NCIAS 36: Impairment of Assets (revised 2009)
According to the 2007 Deloitte report, there are differences in treatment of level-of-impairment testing for goodwill and other indefinite-life assets under IFRSs and national GAAP. Differences were also observed in the calculation of impairment of goodwill and impairment of indefinite-life intangible assets other than goodwill. The report noted that subsequent reversal of an impairment loss is also treated differently under Luxembourg’s GAAP.
NCIAS 37: Provisions, Contingent Liabilities and Contingent Assets (effective 1999)
According to the 2007 Deloitte report, there are differences in measurement of provisions under IFRSs and Luxembourg’s GAAP. Also, unlike IFRSs, national GAAP do not have specific guidance on measurement of decommissioning provisions, recognition of restructuring provisions and disclosures that may prejudice the position of the entity in a dispute.
NCIAS 38: Intangible Assets (effective 2004)

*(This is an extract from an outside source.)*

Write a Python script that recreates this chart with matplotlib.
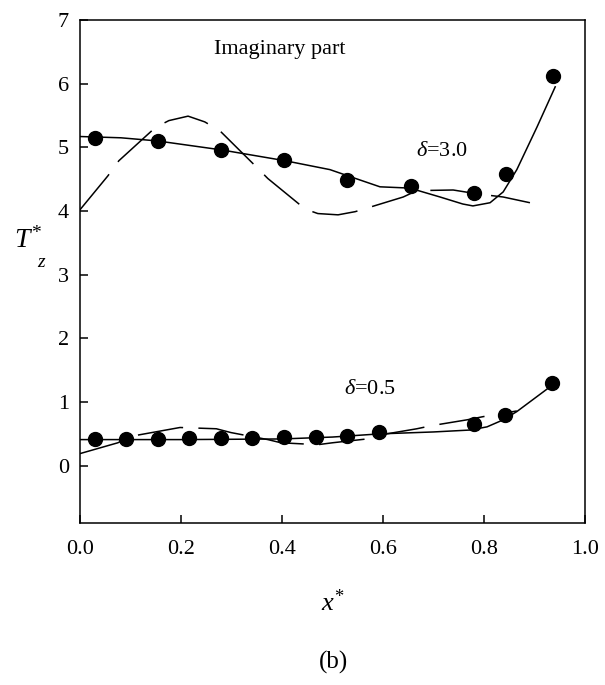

According to the 2007 Deloitte report, there are differences in the accounting treatment of start-up costs, development costs, subsequent expenditure on purchased in process R&D, and revaluation of intangible assets under IFRSs and national GAAP.
NCIAS 39: Financial Instruments: Recognition and Measurement (revised 2009)
According to the 2007 Deloitte report, there are several differences between IAS 39 and Luxembourg’s GAAP. For instance, the option to designate any financial asset or financial liability to be measured at fair value through profit and loss is allowed through the application of the Fair Value Directive under national GAAP. Under IFRSs, this option is allowed only when certain criteria is met.
NCIAS 40: Investment Property (revised 2009)
According to the 2007 Deloitte report, the Luxembourg’s GAAP and IFRSs differ in the measurement basis for investment property and accounting treatment of property interests held under an operating lease.
NCIAS 41: Agriculture (revised 2009)
According to the 2007 Deloitte report, the Luxembourg’s GAAP and the IFRS differ in the measurement basis of agricultural crops, livestock, orchards, and forests.